Source code for chainerrl.agents.nsq

import copy
from logging import getLogger
import multiprocessing as mp

import chainer
from chainer import functions as F
import numpy as np

from chainerrl.agent import AsyncAgent
from chainerrl.agent import AttributeSavingMixin
from chainerrl.misc import async_
from chainerrl.misc.batch_states import batch_states
from chainerrl.misc import copy_param
from chainerrl.recurrent import Recurrent
from chainerrl.recurrent import state_kept


[docs]class NSQ(AttributeSavingMixin, AsyncAgent):
    """Asynchronous N-step Q-Learning.

    See http://arxiv.org/abs/1602.01783

    Args:
        q_function (A3CModel): Model to train
        optimizer (chainer.Optimizer): optimizer used to train the model
        t_max (int): The model is updated after every t_max local steps
        gamma (float): Discount factor [0,1]
        i_target (intn): The target model is updated after every i_target
            global steps
        explorer (Explorer): Explorer to use in training
        phi (callable): Feature extractor function
        average_q_decay (float): Decay rate of average Q, only used for
            recording statistics
        batch_states (callable): method which makes a batch of observations.
            default is `chainerrl.misc.batch_states.batch_states`
    """

    process_idx = None
    saved_attributes = ['q_function', 'target_q_function', 'optimizer']

    def __init__(self, q_function, optimizer,
                 t_max, gamma, i_target, explorer, phi=lambda x: x,
                 average_q_decay=0.999, logger=getLogger(__name__),
                 batch_states=batch_states):

        self.shared_q_function = q_function
        self.target_q_function = copy.deepcopy(q_function)
        self.q_function = copy.deepcopy(self.shared_q_function)

        async_.assert_params_not_shared(
            self.shared_q_function, self.q_function)

        self.optimizer = optimizer

        self.t_max = t_max
        self.gamma = gamma
        self.explorer = explorer
        self.i_target = i_target
        self.phi = phi
        self.logger = logger
        self.average_q_decay = average_q_decay
        self.batch_states = batch_states

        self.t_global = mp.Value('l', 0)
        self.t = 0
        self.t_start = 0
        self.past_action_values = {}
        self.past_states = {}
        self.past_rewards = {}
        self.average_q = 0

    def sync_parameters(self):
        copy_param.copy_param(target_link=self.q_function,
                              source_link=self.shared_q_function)

    @property
    def shared_attributes(self):
        return ('shared_q_function', 'target_q_function', 'optimizer',
                't_global')

    def update(self, statevar):
        assert self.t_start < self.t

        # Update
        if statevar is None:
            R = 0
        else:
            with state_kept(self.target_q_function):
                R = float(self.target_q_function(statevar).max.array)

        loss = 0
        for i in reversed(range(self.t_start, self.t)):
            R *= self.gamma
            R += self.past_rewards[i]
            q = F.reshape(self.past_action_values[i], (1, 1))
            # Accumulate gradients of Q-function
            loss += F.sum(F.huber_loss(
                q, chainer.Variable(np.asarray([[R]], dtype=np.float32)),
                delta=1.0))

        # Do we need to normalize losses by (self.t - self.t_start)?
        # Otherwise, loss scales can be different in case of self.t_max
        # and in case of termination.

        # I'm not sure but if we need to normalize losses...
        # loss /= self.t - self.t_start

        # Compute gradients using thread-specific model
        self.q_function.cleargrads()
        loss.backward()
        # Copy the gradients to the globally shared model
        copy_param.copy_grad(self.shared_q_function, self.q_function)
        # Update the globally shared model
        self.optimizer.update()

        self.sync_parameters()
        if isinstance(self.q_function, Recurrent):
            self.q_function.unchain_backward()
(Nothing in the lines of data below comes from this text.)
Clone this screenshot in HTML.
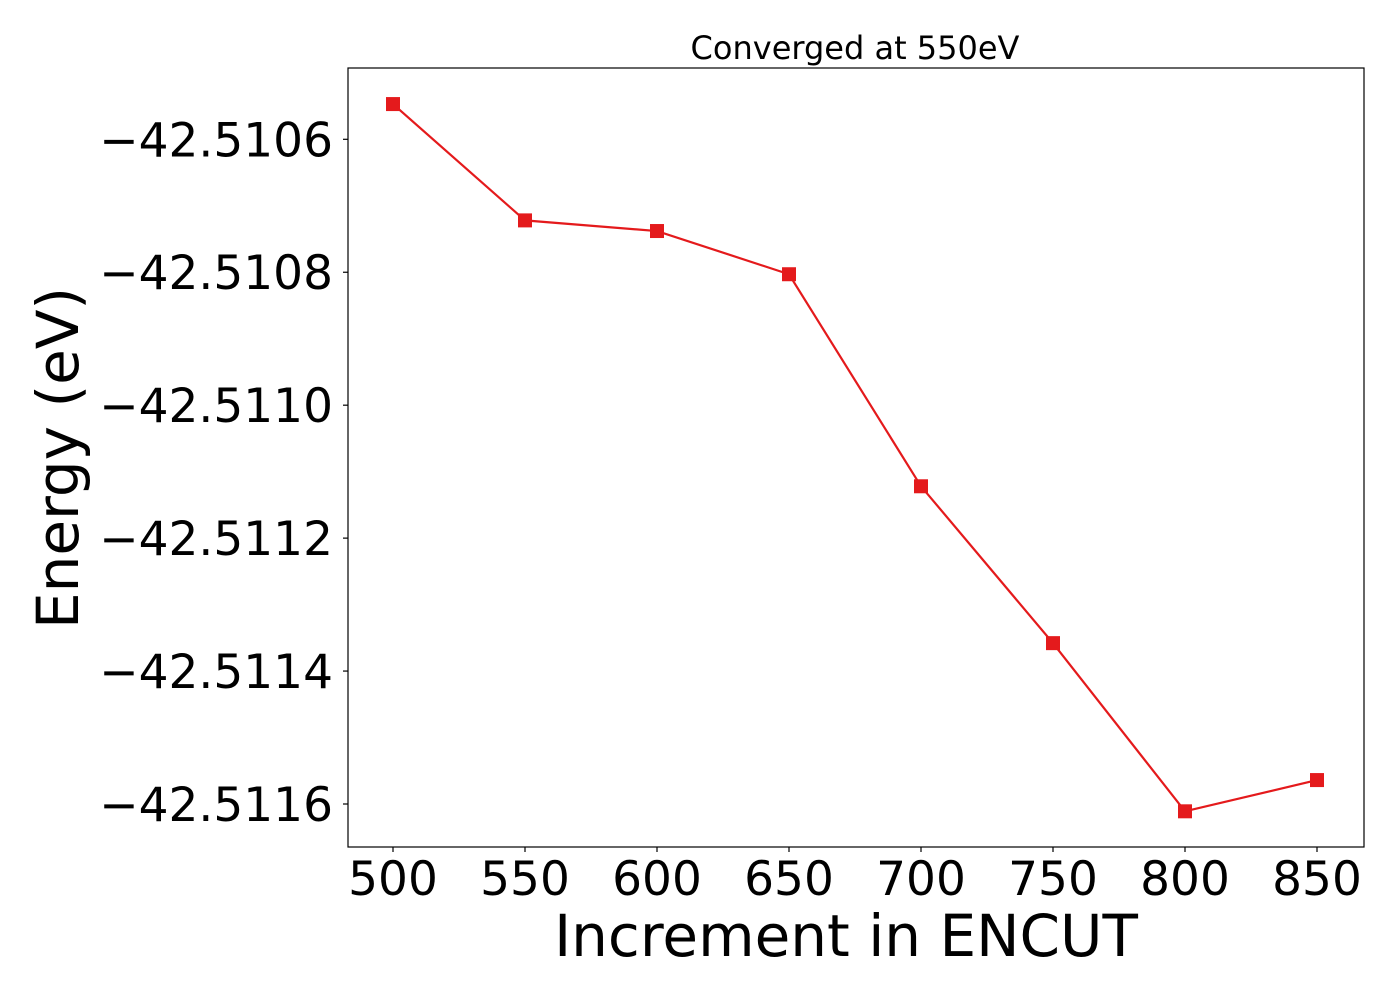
<!DOCTYPE html>
<html><head><meta charset="utf-8"><style>
html,body{margin:0;padding:0;background:#fff;}
svg{display:block;font-family:"DejaVu Sans","Liberation Sans",sans-serif;}
</style></head><body>
<svg id="chart" width="1400" height="1000">
<rect x="0" y="0" width="1400" height="1000" fill="#fff"/>
<g id="grid"></g>
<text x="855" y="59" font-size="32" text-anchor="middle">Converged at 550eV</text>
<text x="846" y="956" font-size="58" text-anchor="middle">Increment in ENCUT</text>
<text transform="translate(78,458) rotate(-90)" font-size="58" text-anchor="middle">Energy (eV)</text>
</svg>
<script>
const categories=[500,550,600,650,700,750,800,850];
const energies=[-42.510547,-42.510722,-42.510738,-42.510803,-42.511122,-42.511358,-42.511611,-42.511564];
const xTicks=[500,550,600,650,700,750,800,850];
const yTicks=[-42.5106,-42.5108,-42.5110,-42.5112,-42.5114,-42.5116];
const yTickLabels=["\u221242.5106","\u221242.5108","\u221242.5110","\u221242.5112","\u221242.5114","\u221242.5116"];

const L=348,R=1364,T=68,B=847;
const xs=v=>393+(v-500)*(1317-393)/350;
const ys=v=>139.3+(-42.5106-v)*(804-139.3)/0.001;
const svg=document.getElementById('chart');
const NS='http://www.w3.org/2000/svg';
function mk(tag,attrs){const e=document.createElementNS(NS,tag);for(const k in attrs)e.setAttribute(k,attrs[k]);svg.appendChild(e);return e;}

xTicks.forEach(v=>{
  const t=mk('line',{x1:xs(v),x2:xs(v),y1:B,y2:B+5,stroke:'#000','stroke-width':1.2});
  
  
  const l=mk('text',{x:xs(v),y:B+48,'font-size':47,'text-anchor':'middle'});
  l.textContent=v;
  
  
});
yTicks.forEach((v,i)=>{
  const t=mk('line',{x1:L-5,x2:L,y1:ys(v),y2:ys(v),stroke:'#000','stroke-width':1.2});
  
  
  const l=mk('text',{x:333,y:ys(v)+17,'font-size':47,'text-anchor':'end'});
  l.textContent=yTickLabels[i];
  
  
});
const pts=categories.map((c,i)=>xs(c)+','+ys(energies[i])).join(' ');
const line=mk('polyline',{points:pts,fill:'none',stroke:'#e41a1c','stroke-width':2.2});


categories.forEach((c,i)=>{
  const m=mk('rect',{x:xs(c)-7,y:ys(energies[i])-7,width:14,height:14,fill:'#e41a1c'});
  
  
});
const frame=mk('rect',{x:L,y:T,width:R-L,height:B-T,fill:'none',stroke:'#000','stroke-width':1.2});


</script>
</body></html>
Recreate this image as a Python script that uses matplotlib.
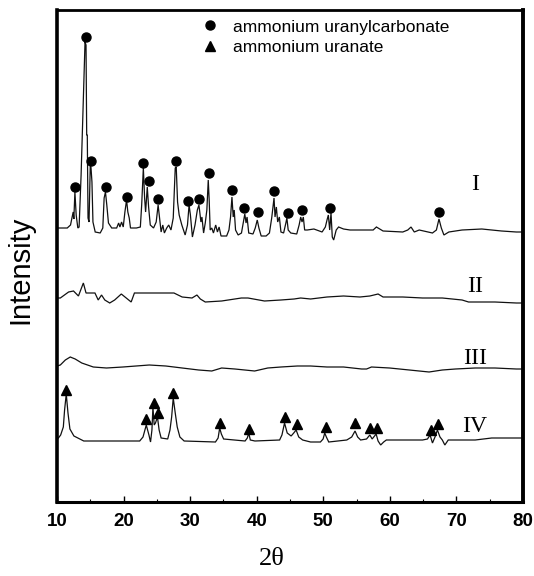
import matplotlib
matplotlib.use("Agg")
import matplotlib.pyplot as plt
from matplotlib.ticker import MultipleLocator

# ---------------- data (2-theta, intensity above each curve's baseline, a.u.) ----------------
theta_I = [10.0, 11.54, 12.03, 12.28, 12.43, 12.53, 12.69, 12.88, 13.13, 13.32, 13.62, 13.92, 14.21,
           14.36, 14.46, 14.55, 14.66, 14.81, 15.0, 15.10, 15.25, 15.40, 15.74, 16.49, 16.88, 17.08,
           17.28, 17.48, 17.73, 18.22, 18.96, 19.26, 19.45, 19.70, 19.95, 20.20, 20.45, 20.64, 20.85,
           21.04, 21.93, 22.52, 22.72, 22.97, 23.16, 23.31, 23.56, 23.76, 24.01, 24.50, 24.90, 25.19,
           25.39, 25.64, 25.89, 26.13, 26.48, 26.78, 27.12, 27.46, 27.76, 27.91, 28.11, 28.35, 28.75,
           29.25, 29.60, 29.84, 30.04, 30.34, 30.73, 31.08, 31.32, 31.62, 31.77, 32.02, 32.27, 32.51,
           32.72, 32.86, 33.01, 33.25, 33.50, 33.84, 34.10, 34.35, 34.64, 35.48, 35.83, 36.07, 36.28,
           36.47, 36.62, 36.82, 37.21, 37.71, 38.00, 38.21, 38.40, 38.55, 38.80, 39.44, 39.78, 40.08,
           40.33, 40.67, 41.41, 41.91, 42.25, 42.45, 42.60, 42.75, 42.95, 43.15, 43.40, 43.64, 44.04,
           44.38, 44.53, 44.73, 45.12, 46.01, 46.37, 46.61, 46.81, 47.00, 47.20, 47.60, 48.59, 49.82,
           50.31, 50.56, 50.76, 50.96, 51.16, 51.35, 51.56, 51.94, 52.30, 53.04, 54.02, 55.01, 57.49,
           57.98, 58.98, 61.94, 62.69, 63.18, 63.67, 64.41, 66.40, 66.99, 67.38, 67.73, 68.12, 68.86,
           70.85, 73.81, 76.78, 79.0, 80.0]
inten_I = [2, 2, 5, 13, 18, 11, 38, 15, 2, 3, 55, 122, 188,
           185, 95, 95, 12, 8, 65, 63, 48, 8, -2, -3, 2, 32,
           38, 25, 7, 2, 2, 7, 3, 8, 3, 18, 30, 18, 12,
           2, 2, 3, 25, 62, 32, 18, 43, 23, 5, 2, 8, 25,
           13, -2, 5, -3, 2, 5, 0, 12, 62, 63, 28, 15, 5,
           -5, 5, 25, 15, -7, 5, 20, 25, 8, 13, -3, 7, 20,
           50, 30, 0, 2, -3, 5, -2, 3, -6, -6, 0, 13, 33,
           13, 20, 0, -5, -3, 8, 16, 7, 13, -3, -4, 2, 10,
           2, -6, -6, -3, 12, 23, 32, 13, 23, 8, 13, -2, -3,
           7, 12, 0, -3, -4, 5, 13, 8, 13, 0, 0, 1, -2,
           3, 10, 15, 0, 17, -7, -10, 0, 3, 1, 0, 0, 0,
           3, -1, -2, 0, 3, -2, 0, -3, 0, 11, 2, -5, -2,
           0, 1, -1, -2, -2]

theta_II = [10.0, 10.50, 11.74, 12.48, 13.22, 13.96, 14.36, 14.96, 15.70, 16.19, 16.69, 17.18, 17.92,
            18.66, 19.66, 20.40, 21.14, 21.63, 23.86, 25.83, 27.57, 28.80, 30.28, 31.02, 31.53,
            32.27, 34.73, 37.70, 38.69, 41.17, 43.64, 45.62, 46.60, 48.09, 50.56, 53.04, 55.50,
            56.99, 58.23, 58.98, 61.94, 64.91, 67.88, 70.85, 71.82, 75.78, 79.0, 80.0]
inten_II = [2, 2, 8, 9, 4, 17, 7, 7, 7, 0, 5, 0, -3,
            0, 6, 2, -2, 7, 7, 7, 7, 3, 2, 5, 1,
            -2, -1, 2, 2, -1, 0, 1, 2, 1, 3, 4, 3,
            4, 6, 3, 3, 2, 2, 0, -2, -2, -3, -3]

theta_III = [10.0, 10.50, 11.25, 11.99, 12.73, 13.72, 15.45, 17.43, 19.90, 23.86, 26.34, 28.80, 31.28,
             33.25, 34.73, 36.72, 39.69, 41.66, 43.64, 46.11, 48.09, 50.56, 53.04, 55.76, 56.50,
             57.24, 59.96, 62.92, 65.89, 67.88, 69.85, 72.82, 75.78, 79.0, 80.0]
inten_III = [2, 3, 8, 11, 9, 5, 1, 0, 1, 3, 2, 0, -2,
             -3, 0, -1, -3, 0, 1, 2, 2, 1, 1, -1, -1,
             1, 0, -2, -4, -2, -1, 0, 0, -1, -1]

theta_IV = [10.0, 10.21, 10.55, 10.95, 11.14, 11.39, 11.65, 11.94, 12.54, 14.02, 17.48, 22.42, 22.92,
            23.41, 23.81, 24.05, 24.26, 24.41, 24.60, 24.79, 25.09, 25.34, 25.64, 26.63, 26.97,
            27.22, 27.46, 27.76, 28.06, 28.46, 29.10, 33.80, 34.20, 34.44, 34.69, 35.03, 38.25,
            38.59, 38.80, 39.04, 39.73, 43.44, 43.79, 44.18, 44.58, 45.17, 45.56, 45.92, 46.31,
            46.90, 48.09, 49.57, 49.97, 50.22, 50.46, 50.82, 53.53, 54.27, 54.77, 55.16, 55.61,
            56.50, 56.99, 57.34, 57.58, 57.94, 58.23, 58.62, 59.07, 59.47, 64.91, 65.65, 66.04,
            66.40, 66.78, 67.14, 67.53, 67.88, 68.26, 68.77, 72.82, 75.30, 79.0, 80.0]
inten_IV = [2, 3, 6, 14, 31, 47, 28, 12, 5, 0, 0, 0, 4,
            16, 6, -1, 11, 34, 16, 18, 24, 11, 3, 2, 11,
            24, 43, 28, 14, 4, 0, -1, 3, 13, 7, 2, 0,
            3, 8, 1, 0, 1, 6, 18, 8, 5, 8, 11, 4,
            1, -1, -1, 2, 8, 4, -1, 1, 4, 10, 4, 1,
            2, 6, 2, 4, 7, 0, -4, -1, 1, 1, 2, 6,
            -2, 4, 11, 4, 1, -4, 1, 1, 3, 3, 3]

# stacking offsets of the four patterns
offsets = {"I": 272, "II": 202, "III": 134, "IV": 61}

# phase markers: ammonium uranylcarbonate (circles, pattern I)
auc_theta = [12.69, 14.36, 15.10, 17.33, 20.45, 22.97, 23.81, 25.24, 27.86, 29.75, 31.28, 32.86,
             36.32, 38.10, 40.22, 42.66, 44.67, 46.81, 50.96, 67.37]
auc_height = [43, 193, 69, 43, 33, 67, 49, 31, 69, 29, 31, 57,
              40, 22, 18, 39, 17, 20, 22, 18]
# ammonium uranate (triangles, pattern IV)
au_theta = [11.40, 23.41, 24.54, 25.22, 27.46, 34.55, 38.84, 44.30, 46.00, 50.41, 54.83, 56.99,
            58.09, 66.14, 67.28]
au_height = [51, 22, 38, 28, 48, 18, 12, 24, 17, 14, 18, 13, 13, 11, 17]

curve_labels = ["I", "II", "III", "IV"]
label_y = [317, 216, 143, 76]
label_x = 72.8

legend_labels = ["ammonium uranylcarbonate", "ammonium uranate"]
xticks = [10, 20, 30, 40, 50, 60, 70, 80]

# ---------------- figure ----------------
W, H = 534, 576
fig = plt.figure(figsize=(W / 100, H / 100), dpi=100)
ax = fig.add_axes([57 / W, 1 - 502 / H, (523 - 57) / W, (502 - 10) / H])

lc = "#111111"
lw = 0.9
for th, it, key in [(theta_I, inten_I, "I"), (theta_II, inten_II, "II"),
                    (theta_III, inten_III, "III"), (theta_IV, inten_IV, "IV")]:
    ax.plot(th, [v + offsets[key] for v in it], color=lc, lw=lw, solid_joinstyle="miter")

ax.plot(auc_theta, [h + offsets["I"] for h in auc_height], ls="none", marker="o",
        ms=6.5, color="black", label=legend_labels[0])
ax.plot(au_theta, [h + offsets["IV"] for h in au_height], ls="none", marker="^",
        ms=7.0, color="black", label=legend_labels[1])

for lab, yy in zip(curve_labels, label_y):
    ax.text(label_x, yy, lab, fontsize=17, family="Liberation Serif", ha="center", va="center")

ax.set_xlim(10, 80)
ax.set_ylim(0, 492)
ax.set_xticks(xticks)
ax.xaxis.set_minor_locator(MultipleLocator(5))
ax.set_yticks([])
ax.tick_params(axis="x", which="major", direction="in", length=4, width=1.0, pad=8,
               labelsize=13.5, top=False)
ax.tick_params(axis="x", which="minor", direction="in", length=2.5, width=0.8, top=False)
for lbl in ax.get_xticklabels():
    lbl.set_fontweight("bold")
    lbl.set_family("Liberation Sans")

for side, w in [("left", 2.6), ("right", 2.8), ("top", 2.0), ("bottom", 2.2)]:
    ax.spines[side].set_linewidth(w)

leg = ax.legend(loc="upper left", bbox_to_anchor=(0.295, 0.995), frameon=False,
                handlelength=1.0, handletextpad=0.8, labelspacing=0.3,
                prop={"family": "Liberation Sans", "size": 12.5}, borderaxespad=0.0)

fig.text(20 / W, 1 - 270 / H, "Intensity", rotation=90, ha="center", va="center",
         fontsize=21, family="Liberation Sans")
fig.text(272 / W, 1 - 559 / H, "2θ", ha="center", va="center", fontsize=19,
         family="Liberation Serif")

fig.savefig("out.png", dpi=100)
        self.past_action_values = {}
        self.past_states = {}
        self.past_rewards = {}

        self.t_start = self.t

    def act_and_train(self, obs, reward):

        statevar = self.batch_states([obs], np, self.phi)

        self.past_rewards[self.t - 1] = reward

        if self.t - self.t_start == self.t_max:
            self.update(statevar)

        self.past_states[self.t] = statevar
        if isinstance(self.target_q_function, Recurrent):
            # Evaluate it to update states
            self.target_q_function(statevar)
        qout = self.q_function(statevar)
        action = self.explorer.select_action(
            self.t_global.value, lambda: qout.greedy_actions.array[0],
            action_value=qout)
        q = qout.evaluate_actions(np.asarray([action]))
        self.past_action_values[self.t] = q
        self.t += 1
        self.average_q += ((1 - self.average_q_decay) *
                           (float(q.array[0]) - self.average_q))
        with self.t_global.get_lock():
            self.t_global.value += 1
            t_global = self.t_global.value

        if t_global % self.i_target == 0:
            self.logger.debug('target synchronized t_global:%s t_local:%s',
                              t_global, self.t)
            copy_param.copy_param(self.target_q_function, self.q_function)

        return action

    def act(self, obs):
        statevar = self.batch_states([obs], np, self.phi)
        qout = self.q_function(statevar)
        self.logger.debug('act action_value: %s', qout)
        return qout.greedy_actions.array[0]

    def stop_episode_and_train(self, state, reward, done=False):
        self.past_rewards[self.t - 1] = reward
        if done:
            self.update(None)
        else:
            statevar = self.batch_states([state], np, self.phi)
            self.update(statevar)

        if isinstance(self.q_function, Recurrent):
            self.q_function.reset_state()
            self.shared_q_function.reset_state()
            self.target_q_function.reset_state()

    def stop_episode(self):
        if isinstance(self.q_function, Recurrent):
            self.q_function.reset_state()
            self.shared_q_function.reset_state()
            self.target_q_function.reset_state()

    def load(self, dirname):
        super().load(dirname)
        copy_param.copy_param(target_link=self.shared_q_function,
                              source_link=self.q_function)

    def get_statistics(self):
        return [
            ('average_q', self.average_q),
        ]